Big Data Solutions and Key Traits
Using Big Data Solutions, organizations can complete complex analysis tasks with the objective to arrive at meaningful information for the business. Generally speaking, these Big Data solutions can process massive quantities of data that arrive at different speeds (velocity) and formats (variety).
Additionally, data within Big Data environments can come from internal sources within the organization (for example through applications) or from external data sources that are than stored by the Big Data solution (for example Twitter data). Data processed by a Big Data solution can be used directly by the organization, or can be stored into a data warehouse to enrich existing data. This data is subsequently analyzed and subjected to analytics.

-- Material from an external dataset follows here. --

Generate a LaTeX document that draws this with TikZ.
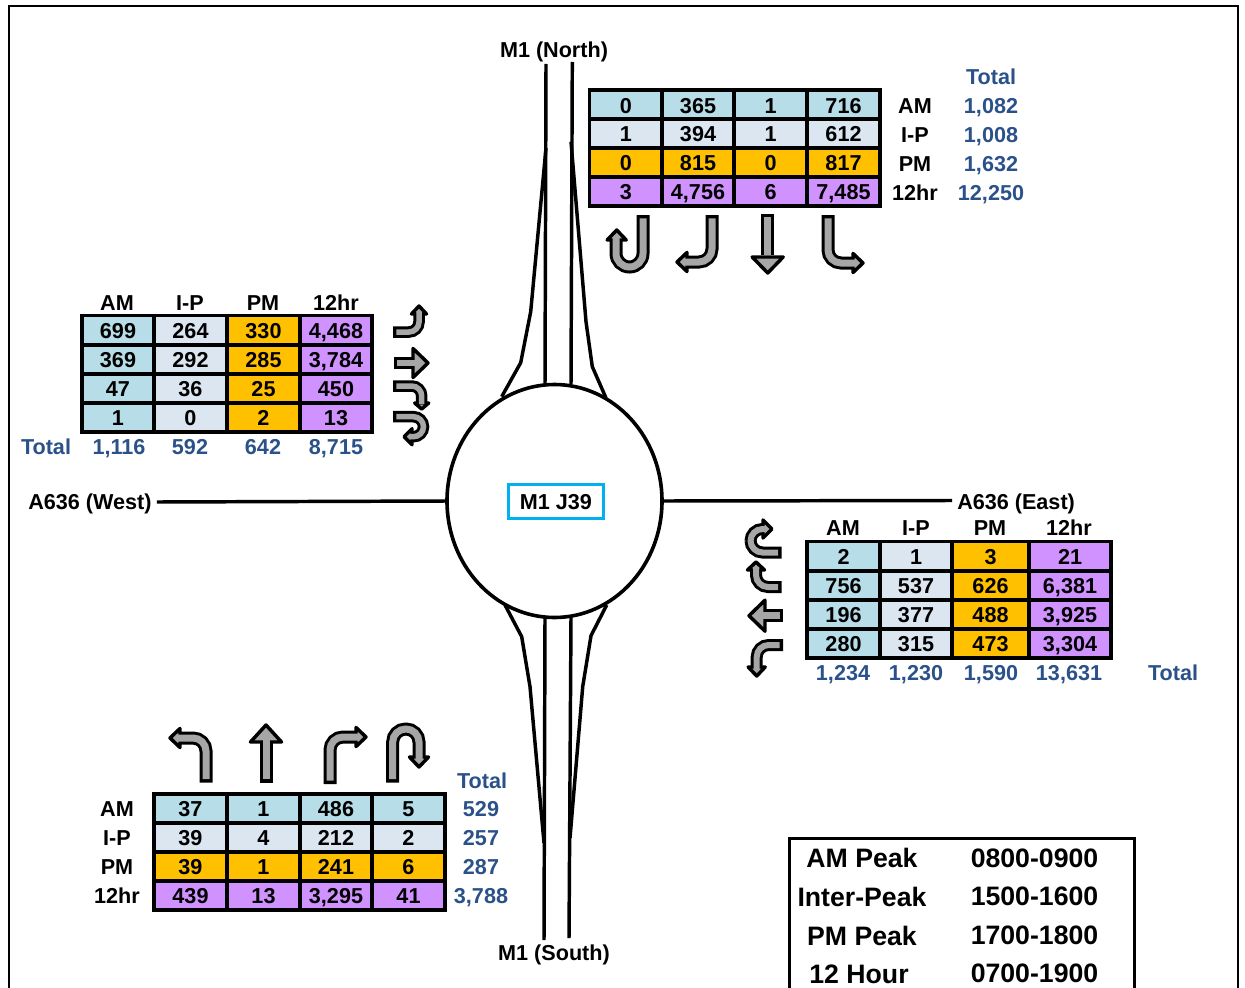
\documentclass[tikz,border=0pt]{standalone}
\usepackage{fontspec}
\setmainfont{Liberation Sans}
\usetikzlibrary{shapes.geometric}
\definecolor{cblue}{HTML}{B7DDE8}
\definecolor{clight}{HTML}{DCE6F1}
\definecolor{corange}{HTML}{FFC000}
\definecolor{cpurple}{HTML}{D092FF}
\definecolor{ttl}{HTML}{2A5189}
\definecolor{agray}{HTML}{A6A6A6}
\definecolor{jcyan}{HTML}{00B0F0}
\tikzset{
  cell/.style={draw=black,line width=2.7pt,minimum height=21.75pt,inner sep=0pt,outer sep=0pt,
    text height=12.7pt,text depth=0pt,font=\fontsize{16.2}{18}\selectfont\bfseries,text=black},
  lab/.style={inner sep=0pt,text height=11.4pt,text depth=0pt,font=\fontsize{16.2}{18}\selectfont\bfseries,text=black},
  road/.style={inner sep=0pt,text height=11.6pt,text depth=0pt,font=\fontsize{16.2}{18}\selectfont\bfseries,text=black},
  tot/.style={lab,text=ttl},
  leg/.style={inner sep=0pt,text height=14.4pt,text depth=0pt,font=\fontsize{20}{22}\selectfont\bfseries,text=black},
  roadline/.style={draw=black,line width=2.6pt,line join=round},
  arrowhead/.style={draw=black,fill=agray,line width=2.6pt,line join=round},
}
% black width, radius, path, tip x, tip y, angle, head length, head half width
\newcommand\turnarrow[8]{%
  \draw[black,line width=#1*0.75pt+0.75pt,rounded corners=#2*0.75pt] #3;
  \draw[arrowhead,shift={(#4,#5)},rotate=#6] (-2,0) -- (-#7,#8) -- (-#7,-#8) -- cycle;
  \draw[agray,line width=#1*0.75pt-3.75pt,rounded corners=#2*0.75pt,shorten <=2.6pt] #3;
}
% row of one colour: name, y, colour, four values
\newcommand\trow[7]{%
  \node[cell,fill=#3,minimum width=\widA*0.75pt] (#1a) at (\colA,#2) {#4};
  \node[cell,fill=#3,minimum width=\widB*0.75pt] (#1b) at (\colB,#2) {#5};
  \node[cell,fill=#3,minimum width=\widC*0.75pt] (#1c) at (\colC,#2) {#6};
  \node[cell,fill=#3,minimum width=\widD*0.75pt] (#1d) at (\colD,#2) {#7};
}
% row with one colour per column: name, y, four values
\newcommand\crow[6]{%
  \node[cell,fill=cblue,minimum width=\widA*0.75pt] (#1a) at (\colA,#2) {#3};
  \node[cell,fill=clight,minimum width=\widB*0.75pt] (#1b) at (\colB,#2) {#4};
  \node[cell,fill=corange,minimum width=\widC*0.75pt] (#1c) at (\colC,#2) {#5};
  \node[cell,fill=cpurple,minimum width=\widD*0.75pt] (#1d) at (\colD,#2) {#6};
}
\begin{document}
\begin{tikzpicture}[x=0.75pt,y=-0.75pt]
\useasboundingbox (0,0) rectangle (1245,988);
% frame
\draw[black,line width=1.5pt] (9,988) -- (9,6) -- (1238,6) -- (1238,988);

% roads
\node[ellipse,draw=black,line width=2.7pt,minimum width=215*0.75pt,minimum height=233*0.75pt,inner sep=0pt,outer sep=0pt] (circ) at (554.5,501) {};
\node[road] (west) at (90,502) {A636 (West)};
\node[road,anchor=west] (east) at (957,502) {A636 (East)};
\node[road] (north) at (554,50) {M1 (North)};
\node[road] (south) at (554,953) {M1 (South)};
\node[draw=jcyan,line width=2.25pt,minimum width=95*0.75pt,minimum height=34*0.75pt,inner sep=0pt,text height=12pt,text depth=0pt,font=\fontsize{16.2}{18}\selectfont\bfseries] (junction) at (556,501.5) {M1 J39};
\draw[roadline] (west.east) ++(5,0) -- (circ.west);
\draw[roadline] (circ.east) -- (952,500.5);
\draw[roadline] (546,64) -- (545,384);
\draw[roadline] (572.3,62) -- (571,384);
\draw[roadline] (546,148) -- (530.7,311.7) -- (520.7,362.7) -- (501.7,396.7);
\draw[roadline] (571,141.7) -- (586,321.7) -- (592.3,366.7) -- (606,398);
\draw[roadline] (545,617) -- (544,940);
\draw[roadline] (571,617) -- (569,938);
\draw[roadline] (505,605) -- (521.7,636.7) -- (530,686.7) -- (544,843);
\draw[roadline] (606.7,605) -- (591,635.7) -- (582.7,686.7) -- (570,838);

% north table
\def\colA{625.75}\def\colB{698}\def\colC{770.5}\def\colD{843.5}
\def\widA{72.5}\def\widB{72}\def\widC{73}\def\widD{73}
\trow{na}{104.75}{cblue}{0}{365}{1}{716}
\trow{nb}{133.5}{clight}{1}{394}{1}{612}
\trow{nc}{162.5}{corange}{0}{815}{0}{817}
\trow{nd}{191.5}{cpurple}{3}{4,756}{6}{7,485}
\node[tot] (ntt) at (991,77) {Total};
\node[lab] (nl1) at (915,106) {AM};\node[tot] (nv1) at (991,106) {1,082};
\node[lab] (nl2) at (915,135) {I-P};\node[tot] (nv2) at (991,135) {1,008};
\node[lab] (nl3) at (915,164) {PM};\node[tot] (nv3) at (991,164) {1,632};
\node[lab] (nl4) at (915,193) {12hr};\node[tot] (nv4) at (991,193) {12,250};
\turnarrow{12}{13.5}{(643,215) -- (643,267) -- (616,267) -- (616,238)}{616.7}{228}{90}{12}{9.5}
\turnarrow{12}{13}{(712,215) -- (712,262) -- (684,262)}{675}{262}{180}{12}{9.5}
\turnarrow{12}{0}{(767.7,214) -- (767.7,255)}{767.7}{275}{-90}{18}{15.5}
\turnarrow{12}{13}{(828,215) -- (828,263) -- (856,263)}{865}{263}{0}{12}{9.5}

% west table
\def\colA{118}\def\colB{190.5}\def\colC{263.5}\def\colD{336}
\def\widA{72}\def\widB{73}\def\widC{73}\def\widD{72}
\crow{wa}{330}{699}{264}{330}{4,468}
\crow{wb}{359.3}{369}{292}{285}{3,784}
\crow{wc}{388.5}{47}{36}{25}{450}
\crow{wd}{417.5}{1}{0}{2}{13}
\foreach \n/\x/\t in {h1/117/AM,h2/190/I-P,h3/263/PM,h4/336/12hr}{\node[lab] (w\n) at (\x,303) {\t};}
\node[tot] (wtt) at (46,447) {Total};
\node[tot] (wv1) at (119,447) {1,116};
\node[tot] (wv2) at (190,447) {592};
\node[tot] (wv3) at (263,447) {642};
\node[tot] (wv4) at (336,447) {8,715};
\turnarrow{10.5}{10}{(393,332) -- (419,332) -- (419,312)}{419}{304}{90}{10}{7.5}
\turnarrow{11}{0}{(394,363) -- (416,363)}{430}{363}{0}{17}{14.5}
\turnarrow{10.5}{10}{(393,386) -- (421.7,386) -- (421.7,404)}{421.7}{411}{-90}{8}{7}
\turnarrow{10.5}{10}{(393,416.7) -- (423.5,416.7) -- (423.5,436.7) -- (410,436.7)}{402}{436.7}{180}{10}{8}

% east table
\def\colA{843.5}\def\colB{916}\def\colC{990.5}\def\colD{1070}
\def\widA{73}\def\widB{72}\def\widC{77}\def\widD{82}
\crow{ea}{556}{2}{1}{3}{21}
\crow{eb}{585.5}{756}{537}{626}{6,381}
\crow{ec}{614.5}{196}{377}{488}{3,925}
\crow{ed}{643.5}{280}{315}{473}{3,304}
\foreach \n/\x/\t in {h1/843/AM,h2/916/I-P,h3/990/PM,h4/1069/12hr}{\node[lab] (e\n) at (\x,528) {\t};}
\node[tot] (ev1) at (843,673) {1,234};
\node[tot] (ev2) at (916,673) {1,230};
\node[tot] (ev3) at (991,673) {1,590};
\node[tot] (ev4) at (1069,673) {13,631};
\node[tot] (ett) at (1173,673) {Total};
\turnarrow{11}{12}{(781.7,552.5) -- (750.5,552.5) -- (750.5,529) -- (765,529)}{774}{529}{0}{11}{9}
\turnarrow{11}{12}{(781.7,587) -- (756,587) -- (756,568)}{756}{560}{90}{10}{8.5}
\turnarrow{12}{0}{(783,615.7) -- (763,615.7)}{747}{615.7}{180}{18}{15.5}
\turnarrow{11}{12}{(783,645) -- (756.7,645) -- (756.7,669)}{756.7}{678}{-90}{11}{8.5}

% south table
\def\colA{190.5}\def\colB{263.5}\def\colC{336}\def\colD{408.5}
\def\widA{73}\def\widB{73}\def\widC{72}\def\widD{73}
\trow{sa}{808.5}{cblue}{37}{1}{486}{5}
\trow{sb}{837.5}{clight}{39}{4}{212}{2}
\trow{sc}{866.5}{corange}{39}{1}{241}{6}
\trow{sd}{895.5}{cpurple}{439}{13}{3,295}{41}
\node[tot] (stt) at (482,781) {Total};
\node[lab] (sl1) at (117,809) {AM};\node[tot] (sv1) at (481,809) {529};
\node[lab] (sl2) at (117,838) {I-P};\node[tot] (sv2) at (481,838) {257};
\node[lab] (sl3) at (117,867) {PM};\node[tot] (sv3) at (481,867) {287};
\node[lab] (sl4) at (117,896) {12hr};\node[tot] (sv4) at (481,896) {3,788};
\turnarrow{12}{13}{(206,782.7) -- (206,738) -- (178,738)}{168}{738}{180}{12}{9.5}
\turnarrow{12}{0}{(266,782.7) -- (266,740)}{266}{723}{90}{19}{15.5}
\turnarrow{12}{13}{(330,784) -- (330,737) -- (359,737)}{368}{737}{0}{12}{9.5}
\turnarrow{12}{13}{(392.7,782.7) -- (392.7,729) -- (419,729) -- (419,759)}{419}{769}{-90}{12}{9.5}

% legend
\draw[black,line width=2.25pt] (789,988) -- (789,838.5) -- (1134.5,838.5) -- (1134.5,988);
\node[leg] (k1) at (862,857.5) {AM Peak};\node[leg] (t1) at (1034.5,857.5) {0800-0900};
\node[leg] (k2) at (862,897) {Inter-Peak};\node[leg] (t2) at (1034.5,896) {1500-1600};
\node[leg] (k3) at (862,936) {PM Peak};\node[leg] (t3) at (1034.5,934.5) {1700-1800};
\node[leg] (k4) at (859,974) {12 Hour};\node[leg] (t4) at (1034.5,973) {0700-1900};
\end{tikzpicture}
\end{document}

Big Data solutions have one of the following objectives in order to realize value and benefits:
- Improvement of processes and operations
- Generation of actionable intelligence upon which decisions can be based
- The identification of new markets
- Prediction of (potential) change in the future
- Fault and fraud detection
- Optimization of data and records in the organization
- Improvement in the accuracy and speed of decisions
- Scientific research and discoveries
The data processed by Big Data solutions can be classified into either human-generated data (for example Facebook or Twitter posts) or machine-generated data (for example GPS data in cars or automated computations), although it is ultimately the objective of machines to generate the processing results. Needless to say, there are numerous ethical concerns, limitations and liabilities to the true use of Big Data, and in any case the benefits must be balanced against the potentials risks and impacts.